La última afirmación rotunda sobre el Brexit viene a ligar casi directamente el resultado con la brecha generacional entre viejos y jóvenes y la creciente antiglobalización de la sociedad británica.
Hay que recordar que la hipótesis sobre la brecha generacional se basa esencialmente en encuestas, porque el voto es secreto. Incluso si se asume que los datos del sondeo de referencia YouGov (en el que dos tercios de los menores de 34 años dijeron haber votado en contra del Brexit) son concluyentes, queda por explicar, primero, por qué según el sondeo de Sky News votaron menos de la mitad, y segundo, hasta qué punto se puede dar por hecho que los que no votaron habrían actuado en el mismo sentido que los que sí lo hicieron.

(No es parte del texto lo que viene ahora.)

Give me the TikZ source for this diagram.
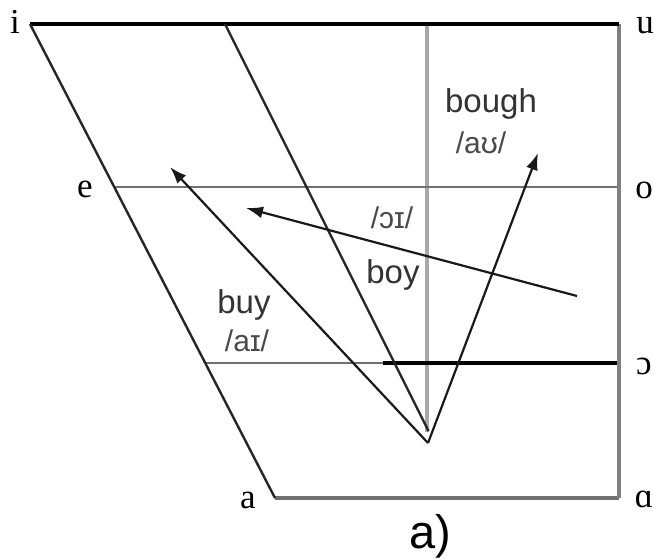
\documentclass[tikz,border=0pt]{standalone}
\usepackage{fontspec}
\setmainfont{Liberation Serif}
\newfontfamily\labfont{Liberation Sans}
\usetikzlibrary{arrows.meta}
\definecolor{txtgray}{HTML}{333333}
\definecolor{ipagray}{HTML}{4A4A4A}
\definecolor{linegray}{HTML}{707070}
\definecolor{lightgray2}{HTML}{A8A8A8}
\definecolor{darkline}{HTML}{262626}
\tikzset{
  corner/.style={anchor=base, inner sep=0pt, font=\fontsize{35}{37}\selectfont, text=black},
  word/.style={anchor=base, inner sep=0pt, font=\labfont\fontsize{33}{35}\selectfont, text=txtgray},
  ipa/.style={anchor=base, inner sep=0pt, font=\labfont\fontsize{30}{32}\selectfont, text=ipagray},
  thickblack/.style={draw=black, line width=3.5pt},
  grayline/.style={draw=linegray, line width=2.8pt},
  vline/.style={draw=lightgray2, line width=4pt},
  slant/.style={draw=darkline, line width=2.4pt},
  arr/.style={draw=black!90, line width=2.2pt, -{Latex[length=17pt,width=12pt]}}
}
\begin{document}
\begin{tikzpicture}[x=1pt,y=-1pt]
\useasboundingbox (0,0) rectangle (654,558);
% corner points
\coordinate (I) at (30,24);
\coordinate (U) at (619,24);
\coordinate (A) at (275,498);
\coordinate (Q) at (619,498);
\coordinate (E) at (114,187);
\coordinate (O) at (619,187);
\coordinate (C) at (205,363);
\coordinate (Cm) at (383,363);
\coordinate (Cr) at (619,363);
\coordinate (Vt) at (427,24);
\coordinate (Vb) at (427,432);
\coordinate (St) at (225,24);
\coordinate (Sb) at (428.5,431);
\coordinate (Apex) at (428,443);
\coordinate (BoughEnd) at (538,153);
\coordinate (BuyEnd) at (170,167);
\coordinate (BoyStart) at (577,296);
\coordinate (BoyEnd) at (246,208);
% grid
\draw[vline] (Vt) -- (Vb);
\draw[grayline, line width=2.4pt] (E) -- (O);
\draw[grayline] (C) -- (Cm);
\draw[thickblack] (Cm) -- (Cr);
\draw[grayline, line width=3.2pt] (A) -- (Q);
\draw[grayline, draw=gray, line width=3.2pt] (U) -- (Q);
\draw[thickblack] (I) -- (U);
\draw[slant] (I) -- (A);
\draw[slant] (St) -- (Sb);
% arrows
\draw[arr] (Apex) -- (BoughEnd);
\draw[arr] (Apex) -- (BuyEnd);
\draw[arr] (BoyStart) -- (BoyEnd);
% corner labels
\node[corner] (li) at (15,33) {i};
\node[corner] (lu) at (645,33) {u};
\node[corner] (le) at (85,197) {e};
\node[corner] (lo) at (644,198) {o};
\node[corner] (lc) at (644,374) {ɔ};
\node[corner] (lq) at (644,507) {ɑ};
\node[corner] (la) at (248,508) {a};
% word labels
\node[word] (wbough) at (491,112) {bough};
\node[ipa] (ibough) at (481,153) {/aʊ/};
\node[ipa] (iboy) at (392,228) {/ɔɪ/};
\node[word] (wboy) at (393,283) {boy};
\node[word] (wbuy) at (244,313) {buy};
\node[ipa] (ibuy) at (247,351) {/aɪ/};
\node[anchor=base, inner sep=0pt, font=\labfont\fontsize{47}{49}\selectfont] (cap) at (430,548) {a)};
\end{tikzpicture}
\end{document}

Tampoco es obvio que el referéndum sobre el Brexit se haya convertido en una moción fabulosa en contra de la globalización. Para empezar, porque en las filas de los euroescépticos británicos se ha defendido durante décadas el libre comercio internacional, porque ése ha sido el mensaje en una de las principales plataformas de la campaña (según voteleaveandtakecontrol.org, la ruptura les permitiría “negociar nuevos acuerdos con países como India, que representa el futuro del crecimiento global, mucho más rápido de lo que puede o quiere la tortuga de la Unión Europea”) y porque algunos de sus líderes más destacados, como Boris Johnson en su discurso del pasado 9 de mayo, también se han manifestado en ese sentido.
Lo que realmente han defendido muchos de los partidarios del Brexit ha sido recuperar la soberanía que transfirieron a Bruselas para que los tratados comerciales que firmen a partir de ahora se ajusten a sus intereses. Desean globalizarse, pero no a través de la Unión Europea. Quieren formar parte del mundo pero hacerlo a su manera… igual que tantos otros países como Estados Unidos, Japón, China o Suiza, de los que nunca diríamos que son hooligans antiglobalización. Las etiquetas y los mitos son peligrosos.